Es geht um richtig große Summen
Doch bevor jemand Mitleid entwickelt, es geht hier um richtig viel Geld: So wurde Anfang 2025 ein bekannter Verschwörungsideologe in Wien wegen gewerbsmäßigen Betrugs rechtskräftig zu 18 Monaten Haft auf Bewährung verurteilt. Er hatte Sozialleistungen bezogen, obwohl er über 200.000 Euro auf seinem Konto liegen hatte. Beim Prozess wurde öffentlich, dass allein eine einzige Crowdfunding-Kampagne dem Mann rund 170.000 Euro eingebracht hatte (aus medienrechtlichen Gründen wird auf die Nennung des Namens verzichtet).
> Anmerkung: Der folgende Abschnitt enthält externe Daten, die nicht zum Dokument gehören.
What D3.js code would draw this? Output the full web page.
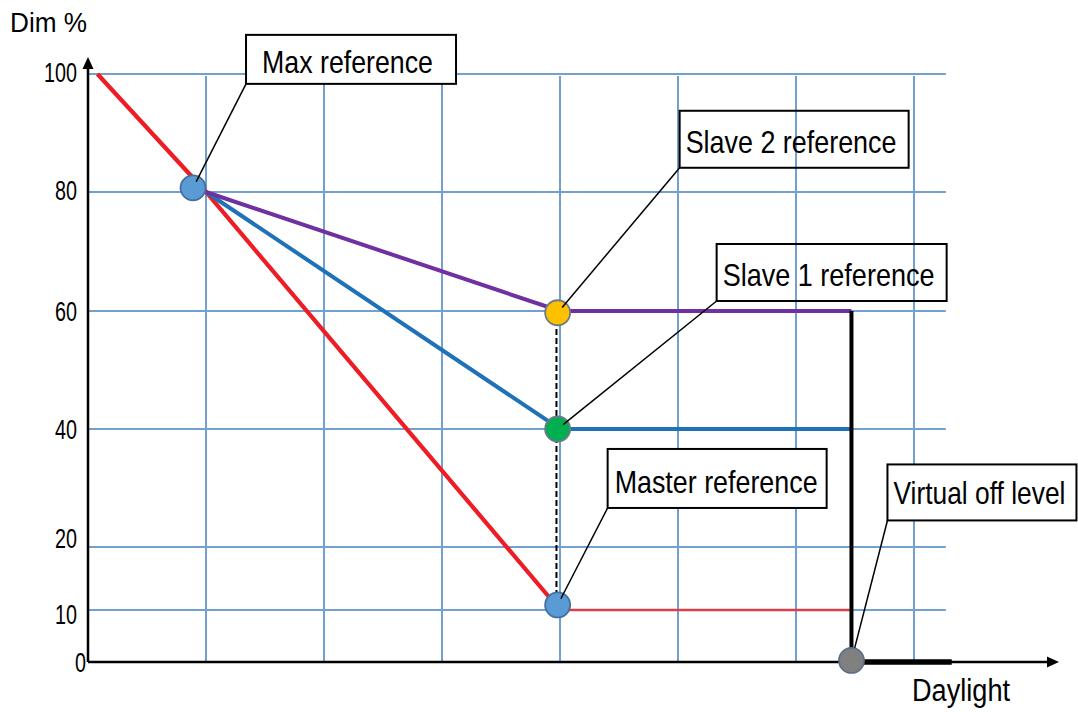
<!DOCTYPE html>
<html><head><meta charset="utf-8">
<script src="https://cdn.jsdelivr.net/npm/d3@7"></script>
<style>
body{margin:0;background:#fff}
svg{display:block}
text{font-family:"Liberation Sans",Arial,sans-serif;fill:#000}
</style>
</head><body>
<svg id="c" width="1078" height="712"></svg>
<script>
// ---- data ----
const yTicks = [0, 10, 20, 40, 60, 80, 100];
const xGrid = [1, 2, 3, 4, 5, 6, 7];
const yTitle = "Dim %";
const xTitle = "Daylight";
// daylight (grid units) -> dim %
const redX = [0.08, 1, 4, 6.47];
const redY = [100, 80, 10, 10];
const purpleX = [1, 4, 6.47];
const purpleY = [80, 60, 60];
const blueX = [1, 4, 6.47];
const blueY = [80, 40, 40];
const offX = [6.47, 6.47];
const offY = [60, 0];
const floorX = [6.47, 7.32];
const floorY = [0, 0];
const dashX = [3.97, 3.97];
const dashY = [60, 10];
const pointNames = ["Max reference", "Slave 2 reference", "Slave 1 reference", "Master reference", "Virtual off level"];
const pointX = [0.89, 3.98, 3.98, 3.98, 6.47];
const pointY = [80.7, 59.7, 40, 10.8, 0.3];
const pointColors = ["#5b9bd5", "#ffc000", "#00b050", "#5b9bd5", "#808080"];

// ---- layout ----
const svg = d3.select("#c");
const x = d3.scaleLinear().domain([0, 8]).range([88, 1032]);
const y = d3.scaleLinear().domain(yTicks).range([662, 610, 547, 429, 311, 192, 74]);
const gridRight = 7.27;
const gridColor = "#72a1d0";

// grid
const grid = svg.append("g");
grid.selectAll(".h").data(yTicks.filter(d => d > 0)).join("line")
  .attr("x1", x(0)).attr("x2", x(gridRight))
  .attr("y1", d => y(d)).attr("y2", d => y(d))
  .attr("stroke", gridColor).attr("stroke-width", 2);
grid.selectAll(".v").data(xGrid).join("line")
  .attr("x1", d => x(d)).attr("x2", d => x(d))
  .attr("y1", y(100) + 2).attr("y2", y(0))
  .attr("stroke", gridColor).attr("stroke-width", 2);

// axes
const ax = svg.append("g");
ax.append("line").attr("x1", x(0)).attr("x2", 1050).attr("y1", y(0)).attr("y2", y(0))
  .attr("stroke", "#000").attr("stroke-width", 2.5);
ax.append("path").attr("d", `M1059,${y(0)} L1047,${y(0)-5.5} L1047,${y(0)+5.5} Z`).attr("fill", "#000");
ax.append("line").attr("x1", x(0)).attr("x2", x(0)).attr("y1", y(0)).attr("y2", 66)
  .attr("stroke", "#000").attr("stroke-width", 2.5);
ax.append("path").attr("d", `M${x(0)},57 L${x(0)-5.5},69 L${x(0)+5.5},69 Z`).attr("fill", "#000");

const yAxis = svg.append("g").attr("transform", `translate(${x(0)},0)`)
  .call(d3.axisLeft(y).tickValues(yTicks).tickSize(0).tickFormat(d3.format("d")));
yAxis.select(".domain").remove();
const labelDy = {0: 0, 10: 4, 20: -9, 40: 0, 60: 0, 80: -2, 100: -2};
yAxis.selectAll(".tick text").each(function(d) {
  const t = d3.select(this);
  t.attr("font-size", 25).attr("font-family", "Liberation Sans, Arial, sans-serif").attr("fill", "#111");
  const w = this.getComputedTextLength() * 0.79;
  const pad = d === 0 ? 2 : 11;
  t.attr("font-size", 27).attr("text-anchor", "start").attr("x", -pad - w).attr("textLength", w)
   .attr("lengthAdjust", "spacingAndGlyphs").attr("dy", "0.35em")
   .attr("y", labelDy[d]);
});

svg.append("text").attr("x", 10).attr("y", 32).attr("font-size", 27)
  .attr("textLength", 77).attr("lengthAdjust", "spacingAndGlyphs").text(yTitle);
svg.append("text").attr("x", 912).attr("y", 701).attr("font-size", 31)
  .attr("textLength", 98).attr("lengthAdjust", "spacingAndGlyphs").text(xTitle);

// series
const line = d3.line().x(d => x(d[0])).y(d => y(d[1]));
const zip = (a, b) => a.map((v, i) => [v, b[i]]);
const s = svg.append("g").attr("fill", "none");
s.append("path").attr("d", line(zip(redX.slice(2), redY.slice(2))))
  .attr("stroke", "#d8404e").attr("stroke-width", 2.4);
s.append("path").attr("d", line(zip(redX.slice(0, 3), redY.slice(0, 3))))
  .attr("stroke", "#ee1c25").attr("stroke-width", 4.2);
s.append("path").attr("d", line(zip(blueX, blueY)))
  .attr("stroke", "#1f72b8").attr("stroke-width", 4);
s.append("path").attr("d", line(zip(purpleX, purpleY)))
  .attr("stroke", "#7030a0").attr("stroke-width", 4);
s.append("path").attr("d", line(zip(dashX, dashY)))
  .attr("stroke", "#000").attr("stroke-width", 2).attr("stroke-dasharray", "6,3");
s.append("path").attr("d", line(zip(offX, offY)))
  .attr("stroke", "#000").attr("stroke-width", 4);
s.append("path").attr("d", line(zip(floorX, floorY)))
  .attr("stroke", "#000").attr("stroke-width", 5.5);

// points
const pts = pointNames.map((n, i) => ({name: n, cx: x(pointX[i]), cy: y(pointY[i]), color: pointColors[i]}));
svg.append("g").selectAll("circle").data(pts).join("circle")
  .attr("cx", d => d.cx).attr("cy", d => d.cy).attr("r", 12.5)
  .attr("fill", d => d.color)
  .attr("stroke", d => d.color === "#808080" ? "#5f7086" : (d.color === "#5b9bd5" ? "#41719c" : "#6b7a88"))
  .attr("stroke-width", 1.8);

// callouts (box offsets from point, in px)
const boxes = [
  {dx: 53, dy: -153, w: 210, h: 49, tx: 16, ty: 38, tw: 171, fill: "#fff"},
  {dx: 122, dy: -202, w: 229, h: 57, tx: 6, ty: 42, tw: 211, fill: "none"},
  {dx: 159, dy: -185, w: 230, h: 57, tx: 6, ty: 42, tw: 212, fill: "none"},
  {dx: 50, dy: -156, w: 219, h: 59, tx: 7, ty: 44, tw: 203, fill: "#fff"},
  {dx: 36, dy: -196, w: 189, h: 56, tx: 6, ty: 40, tw: 172, fill: "#fff"}
];
const ann = svg.append("g");
pts.forEach((p, i) => {
  const b = boxes[i];
  const bx = p.cx + b.dx, by = p.cy + b.dy;
  const cornerX = bx, cornerY = by + b.h;
  const vx = cornerX - p.cx, vy = cornerY - p.cy, L = Math.hypot(vx, vy);
  const k = i === 4 ? 13 : 7;
  ann.append("rect").attr("x", bx).attr("y", by).attr("width", b.w).attr("height", b.h)
    .attr("fill", b.fill).attr("stroke", "#000").attr("stroke-width", 2);
  // condensed look: font sized to fit width, stretched vertically
  const t = ann.append("text").attr("font-size", 32).text(p.name);
  const natural = t.node().getComputedTextLength();
  const fs = 32 * b.tw / natural;
  t.attr("font-size", fs)
   .attr("transform", `translate(${bx + b.tx},${by + b.ty}) scale(1,${32 / fs})`);
  ann.append("line").attr("x1", cornerX).attr("y1", cornerY)
    .attr("x2", p.cx + vx / L * k).attr("y2", p.cy + vy / L * k)
    .attr("stroke", "#000").attr("stroke-width", 1.5);
});
</script>
</body></html>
Bei seinen öffentlichen Auftritten wirkte der Mann zumeist komplett erratisch und wirr, er hatte auch keine allzu große Gefolgschaft. Wir können also davon ausgehen, dass andere noch wesentlich mehr kassiert haben. Womit sich nicht zuletzt der Kreis zu Identitären-Gesicht Sellner schließt. Meine ausführliche Recherche über die Geldflüsse der extremen Rechten und der Verschwörungs-Szene kannst Du hier lesen.
Denn vor allem beim Geld gilt wohl: Jeder will der Mini-Führer sein. In der Praxis führt das allerdings zu einem völlig absurden Rosenkrieg. Aber immerhin: Von außen ist es durchaus witzig, dabei zuzusehen.